Investment markets continue to enjoy a buoyant start to 2024. Falling inflation, the prospect of falling interest rates, and strong earnings reports from major companies are creating an optimistic outlook for investors. With positive investor sentiment, many global stock markets continue to set new record-highs.

Land of the Rising Stocks

Japanese stock markets are one such example with indexes in the country continuing to attract investor support. The widely followed Nikkei 225 index crossed the 41,000 level for the first time on 22nd March 2024. Viewed out of context, the fact investors welcomed the news that inflation in Japan has increased (reaching 2.80%, up from 2.20% in January) might appear surprising. However, sustained, modest, inflation levels are seen as confirmation that the Japanese economy is successfully emerging from a long struggle against deflation.

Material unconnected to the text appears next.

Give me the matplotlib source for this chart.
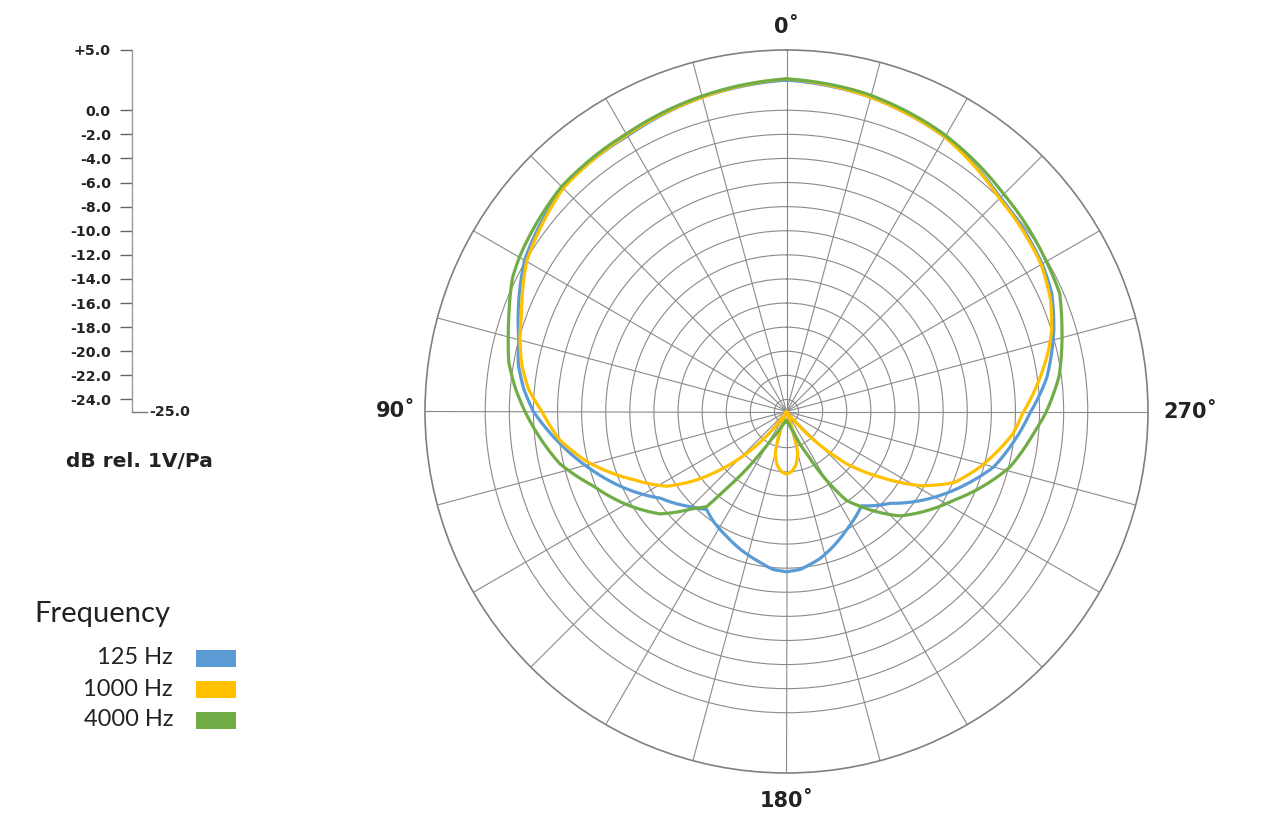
import numpy as np
import matplotlib
matplotlib.use("Agg")
import matplotlib.pyplot as plt
from matplotlib.patches import Rectangle

# polar response, angles in degrees (0 = front, counter-clockwise), values in dB rel. 1V/Pa
ang_125 = [0, 15, 30, 45, 60, 70, 75, 80, 85, 90, 98, 107, 116, 124.5, 135.6, 140.8, 147, 154.5, 162, 170, 175, 180,
           185, 193, 207, 218.5, 228.5, 237, 248, 255, 264.7, 269.6, 274, 277.5, 287, 294, 300, 315, 330, 345, 360]
db_125 = [2.5, 2.0, 1.4, 1.3, 0.1, -1.3, -2.0, -2.4, -3.1, -4.0, -6.0, -8.2, -10.3, -12.3, -13.9, -14.5, -14.0, -13.5, -12.9, -12.3, -11.85, -11.7,
          -11.85, -12.5, -14.0, -15.0, -13.5, -11.5, -8.9, -7.2, -5.6, -4.8, -3.9, -3.2, -1.8, -0.9, -0.5, 0.1, 1.3, 2.0, 2.5]

ang_1000 = [0, 15, 30, 45, 60, 70, 75, 80, 85, 90, 97, 104, 109, 114, 122, 127, 132, 136, 140, 144, 147,
            160, 162, 165, 170, 175, 180, 185, 190, 195, 198, 200,
            218, 222, 229, 235, 241, 247, 254, 264.5, 269.6, 274, 278, 283, 287, 293, 300, 315, 330, 345, 360]
db_1000 = [2.6, 2.0, 1.5, 1.2, -0.1, -1.6, -2.1, -2.7, -3.5, -4.7, -6.0, -7.9, -9.5, -11.1, -13.3, -15.5, -18.0, -20.0, -22.0, -24.0, -25.0,
           -25.0, -23.0, -21.4, -20.5, -20.0, -19.8, -20.0, -20.5, -21.4, -23.0, -25.0,
           -25.0, -22.9, -18.4, -15.5, -12.3, -9.9, -8.3, -6.1, -5.4, -4.5, -3.7, -2.7, -2.0, -1.2, -0.6, 0.0, 1.3, 2.0, 2.6]

ang_4000 = [0, 15, 30, 45, 60, 64, 70, 75, 80, 85, 90, 103, 111, 120, 129, 136, 140, 142, 145, 148, 152, 160, 170, 180,
            190, 199, 206, 210, 214, 218, 227.4, 242, 250, 256, 265, 269.6, 277.3, 287, 293.4, 300, 315, 331, 346, 360]
db_4000 = [2.6, 2.1, 1.6, 1.4, 0.6, 0.3, -0.5, -1.1, -1.6, -2.4, -3.3, -5.7, -7.8, -9.6, -11.5, -13.8, -14.7, -16.9, -19.0, -21.0, -22.5, -23.6, -24.1, -24.3,
           -24.0, -23.2, -21.0, -18.5, -16.1, -15.0, -12.2, -9.3, -7.35, -5.9, -4.4, -3.5, -2.2, -1.1, -0.3, -0.1, 0.5, 1.5, 2.2, 2.6]

series_labels = ["125 Hz", "1000 Hz", "4000 Hz"]
series_colors = ["#5B9BD5", "#FFC000", "#70AD47"]
scale_ticks = [5, 0, -2, -4, -6, -8, -10, -12, -14, -16, -18, -20, -22, -24]
ring_levels = [-24, -22, -20, -18, -16, -14, -12, -10, -8, -6, -4, -2, 0]

W, H = 1262, 831
fig = plt.figure(figsize=(W / 100, H / 100), dpi=100)

# polar axes, centre at (786.5, 411.5) px, radius 361.5 px
cx, cy, R = 786.5, 411.5, 361.5
ax = fig.add_axes([(cx - R) / W, (H - cy - R) / H, 2 * R / W, 2 * R / H], projection="polar")
ax.set_theta_zero_location("N")
ax.set_theta_direction(1)
ax.set_rlim(-25, 5)
ax.set_rticks(ring_levels)
ax.set_yticklabels([])
ax.set_thetagrids(np.arange(0, 360, 15), labels=[""] * 24)
ax.grid(True, color="#8a8a8a", linewidth=0.8)
ax.spines["polar"].set_color("#808080")
ax.spines["polar"].set_linewidth(1.2)
ax.tick_params(length=0)

for a, d, c in zip([ang_125, ang_1000, ang_4000], [db_125, db_1000, db_4000], series_colors):
    line, = ax.plot(np.deg2rad(a), d, color=c, linewidth=2.3, solid_joinstyle="round")
    # draw segments as curves in polar space rather than chords
    line.get_path()._interpolation_steps = 30

# angle labels
lab_font = dict(fontsize=15, fontweight="bold", color="#222222", ha="center", va="center")
ax.text(np.deg2rad(0), 6.9, "0˚", clip_on=False, **lab_font)
ax.text(np.deg2rad(90), 7.4, "90˚", clip_on=False, **lab_font)
ax.text(np.deg2rad(180), 7.3, "180˚", clip_on=False, **lab_font)
ax.text(np.deg2rad(270), 8.5, "270˚", clip_on=False, **lab_font)

# dB scale on the left
sx = fig.add_axes([131.7 / W, (H - cy) / H, 15 / W, R / H])
sx.set_ylim(-25, 5)
sx.set_xlim(0, 1)
for s in ["top", "right"]:
    sx.spines[s].set_visible(False)
sx.spines["left"].set_color("#999999")
sx.spines["bottom"].set_color("#777777")
sx.spines["left"].set_linewidth(1.0)
sx.spines["bottom"].set_linewidth(1.0)
sx.set_xticks([])
sx.set_yticks(scale_ticks)
sx.set_yticklabels(["+5.0" if t > 0 else f"{t:.1f}" for t in scale_ticks],
                   fontsize=10.2, fontweight="bold", color="#222222")
sx.tick_params(axis="y", length=9, width=1.0, color="#666666", pad=6)
sx.text(1.2, -25, "-25.0", transform=sx.transData, fontsize=10.2, fontweight="bold",
        color="#222222", ha="left", va="center", clip_on=False)
sx.patch.set_visible(False)

fig.text(139 / W, 1 - 461 / H, "dB rel. 1V/Pa", fontsize=14.5, fontweight="bold",
         color="#222222", ha="center", va="center")

# legend
fig.text(34 / W, 1 - 614 / H, "Frequency", fontsize=21, family="Lato", color="#222222",
         ha="left", va="center")
for i, (lab, c) in enumerate(zip(series_labels, series_colors)):
    yc = 658 + 31 * i
    fig.text(173 / W, 1 - yc / H, lab, fontsize=17, family="Lato", color="#222222",
             ha="right", va="center")
    fig.patches.append(Rectangle((196 / W, 1 - (yc + 8.5) / H), 40 / W, 17 / H,
                                 transform=fig.transFigure, facecolor=c, edgecolor="none"))

fig.savefig("out.png", dpi=100, facecolor="white")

Earlier in the month, the Bank of Japan (BOJ) ended eight years of negative interest rates, designed to reflate the economy. The BOJ increased rates for the first time in 17 years, from -0.10% to between 0% and 0.10%. Greater confidence in the Japanese economy, combined with a greater focus on shareholder returns, continues to attract investor interest in the country.

Battling Inflation

In contrast to Japan, it is a very different landscape in other developed economies. The emphasis is still on taming inflation and opening the path for interest rate cuts.

In line with investor expectations the Bank of England (BoE) kept interest rates on hold in March for the fifth consecutive meeting. The BoE noted encouraging signs of falling inflation. The news was followed up by comments from Bank of England Governor, Andrew Bailey, that interest rate cuts will be “in play” at future meetings.

The UK Consumer Prices Index (CPI) inflation reading for February 2024 was 3.40%, lower than consensus forecasts. This represented a significant fall from the January reading of 4.00%. The core reading, excluding energy, food, alcohol, and tobacco, also fell to 4.80% from 5.10%. It is worth noting still that there is a notable divergence between CPI goods, and CPI services; recorded at 1.10% and 6.10% respectively. As a service sector orientated economy, the respective figures indicate that inflationary risks are not completely vanquished.

Nevertheless, both equities and bonds responded positively to both the inflation data, and the actions and comments made by the BoE. The FTSE 100 moved within sight of the 8,000 level, a threshold it briefly crossed in February 2023.

Economic Outlook

The outlook for the UK economy is still mixed. In positive news, there was some relief for household budgets, with the prices for food and non-alcoholic beverages increasing by 5.00%, a reduction from the January reading of 7.00%. There was some economic disappointment however, as retail sales for February were flat. This was however thought to have reflected wet weather for the month rather than hesitancy to spend.

Despite this flat line in retail sales, the UK economy is still expected to emerge from its shallow recession. The UK was confirmed to be in a ‘technical’ recession following two consecutive quarters of modestly negative growth to close 2023. It is forecast however that the first quarter of 2024 will have delivered economic growth.

Retail bellwether Next delivered forecast-beating results for the year end of January 2024, powering the shares to an all-time high. There was a 5% increase in pre-tax profit to a record high level of £918m. Lord Wolfson, known for his cautious guidance, gave an uncharacteristically bullish assessment for the year ahead. Encouragingly, for both consumers, and the broader inflation outlook, amid falling costs, Wolfson noted the potential for some small price decreases throughout the year.

US Optimism

Meeting a day earlier than the BoE, the US Federal Reserve also chose to keep interest rates at their current levels. The Federal Reserve also offered optimism moving forward, suggesting that as many as three cuts could be made before the year end. These comments were however delivered with the condition that the committee wants to see more evidence that inflation is continuing to slow, amid an economy that is performing relatively well.

The comments were supportive of the equity market, with the Dow Jones converging on the 40,000 level for the first time in its history. Less than four years after reaching the 30,000 level for the first time. In addition, both the S&P 500, and Nasdaq Composite indexes sit on strong year-to-date gains.

Returns continue to be heavily dominated by behemoth technology stocks, and the broader theme of Artificial Intelligence (AI). Whilst these remain exceptionally well positioned in their respective markets, the debate over appropriate valuations continues. The divergence between stocks categorised as growth and value is eye-wateringly wide. There are also wide differentials between global markets.